Defence Under Secretary Derek Twigg unveiled the plans during a visit to the site of the proposed ward at a new £545 million hospital under construction in the city.

Birmingham New Hospital in Edgbaston is set to open in 2010 and will be a part of the University Hospital Birmingham (UHB) NHS Foundation Trust. The site is currently home to the Queen Elizabeth Hospital.

The Trust manages the QE and Selly Oak Hospitals, where the Royal Centre for Defence Medicine (RCDM) is based. RCDM is set to relocate to the new hospital in the first phase of its opening.

Speaking from the building site, Mr Twigg described the new ward as a “magnificent addition” to existing defence medicine services.

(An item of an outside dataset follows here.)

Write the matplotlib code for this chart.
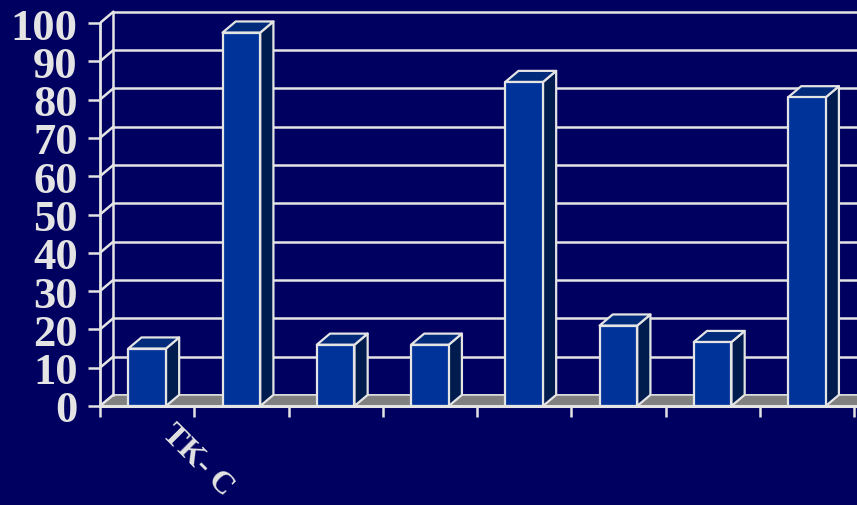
import matplotlib.pyplot as plt
from matplotlib.patches import Polygon, Rectangle
from matplotlib.transforms import ScaledTranslation

# Data
categories = ["TK- C", "", "", "", "", "", "", ""]
values = [15, 97.5, 16, 16, 84.6, 21, 16.7, 80.6]
y_ticks = list(range(0, 101, 10))

# Colours
bg = "#000060"
line_c = "#E4E4E4"
front_c = "#003399"
side_c = "#001C4E"
top_c = "#002A7A"
floor_c = "#808080"

# 3D look: depth offset in data units
dx = 0.14
dy = 2.9
bar_w = 0.40

fig = plt.figure(figsize=(8.57, 5.06), dpi=100, facecolor=bg)
ax = fig.add_axes([100 / 857, 99 / 506, 757 / 857, 407 / 506])
ax.set_facecolor(bg)
ax.set_xlim(0, 757 / 94.25)
ax.set_ylim(0, 407 / 3.83)

right = 10

# floor
floor = Polygon([(0, 0), (dx, dy), (right, dy), (right, 0)], closed=True,
                facecolor=floor_c, edgecolor=line_c, lw=1.2, zorder=1)
ax.add_patch(floor)

# back wall gridlines and left wall diagonals
for v in y_ticks:
    if v > 0:
        ax.plot([dx, right], [v + dy, v + dy], color=line_c, lw=1.8, zorder=1)
    ax.plot([0, dx], [v, v + dy], color=line_c, lw=1.8, zorder=1)
ax.plot([dx, dx], [dy, 100 + dy], color=line_c, lw=1.8, zorder=1)

# bars
for i, v in enumerate(values):
    x0 = i + 0.5 - bar_w / 2
    x1 = x0 + bar_w
    ax.add_patch(Polygon([(x1, 0), (x1 + dx, dy), (x1 + dx, v + dy), (x1, v)],
                         closed=True, facecolor=side_c, edgecolor=line_c,
                         lw=1.6, joinstyle="round", zorder=3))
    ax.add_patch(Polygon([(x0, v), (x0 + dx, v + dy), (x1 + dx, v + dy), (x1, v)],
                         closed=True, facecolor=top_c, edgecolor=line_c,
                         lw=1.6, joinstyle="round", zorder=3))
    ax.add_patch(Rectangle((x0, 0), bar_w, v, facecolor=front_c,
                           edgecolor=line_c, lw=1.6, joinstyle="round", zorder=4))

# axes
for s in ["top", "right"]:
    ax.spines[s].set_visible(False)
ax.spines["left"].set_bounds(0, 100)
ax.spines["left"].set_color(line_c)
ax.spines["left"].set_linewidth(2)
ax.spines["bottom"].set_color(line_c)
ax.spines["bottom"].set_linewidth(2.2)
ax.spines["bottom"].set_zorder(5)

ax.set_yticks(y_ticks)
ax.set_yticklabels([str(t) for t in y_ticks], fontfamily="Liberation Serif",
                   fontweight="bold", fontsize=32, color=line_c)
ax.tick_params(axis="y", direction="out", length=9, width=1.8, color=line_c, pad=7)

ax.set_xticks(range(0, 9))
ax.set_xticklabels([])
ax.tick_params(axis="x", which="major", direction="out", length=8, width=1.8, color=line_c)
ax.set_xticks([i + 0.5 for i in range(len(categories))], minor=True)
ax.set_xticklabels(categories, minor=True, fontfamily="Liberation Serif",
                   fontweight="bold", fontsize=23, color=line_c, rotation=-45,
                   ha="left", va="top", rotation_mode="anchor")
ax.tick_params(axis="x", which="minor", length=0, pad=9)
shift = ScaledTranslation(0.29, 0, fig.dpi_scale_trans)
for lbl in ax.get_xticklabels(minor=True):
    lbl.set_transform(lbl.get_transform() + shift)

fig.savefig("out.png", dpi=100, facecolor=bg)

“We are immensely grateful for all that our defence medical staff do,” he said. “What I’d like to say is how magnificent the NHS has been in making sure our injured service personnel receive first class care and our staff have the training they need when they go to Afghanistan and Iraq to save life and limb.

“We are grateful for the care and attention given by the NHS staff. This partnership with the NHS has been crucial to us. This ward will be a magnificent addition to the services we already have.

‘‘The key thing is that it will be a more defined military ward, because of the way the hospital has been designed.  It’s very important for our military patients to be treated together. They like to be kept together because of the military ethos.”

The Birmingham New Hospital will have a capacity of 1,213 beds – the same number as the Queen Elizabeth and Selly Oak hospitals combined.

The 30-bed military ward will feature physiotherapy facilities, gym equipment and a communal day room. Chief executive of the University Hospital Birmingham NHS Foundation Trust Julie Moore, said: “We have been very pleased with the partnership with the MoD.

“Our soldiers deserve the best in care and our medical staff have been delivering that. Most of all, it is going to be fantastic for our patients.”

In the military-managed ward at Selly Oak Hospital, military personnel are treated alongside civilian patients.

On the new ward, beds will be arranged in single en-suite rooms or four-bed rooms, making it easier to maintain an exclusively military room.
A UHB spokesman said: “There may be times when there is an exceptional demand for beds and some of the beds on the ward are used for civilians but that will be the exception rather than the rule.’’

Asked about the viability of a military-only hospital, Mr Twigg said: “We don’t have enough military patients to sustain a military hospital.

‘‘At any one time we wouldn’t have enough patients to fill more than two wards, therefore we couldn’t give the military medics the range of training they need in order to go to Iraq and Afghanistan.”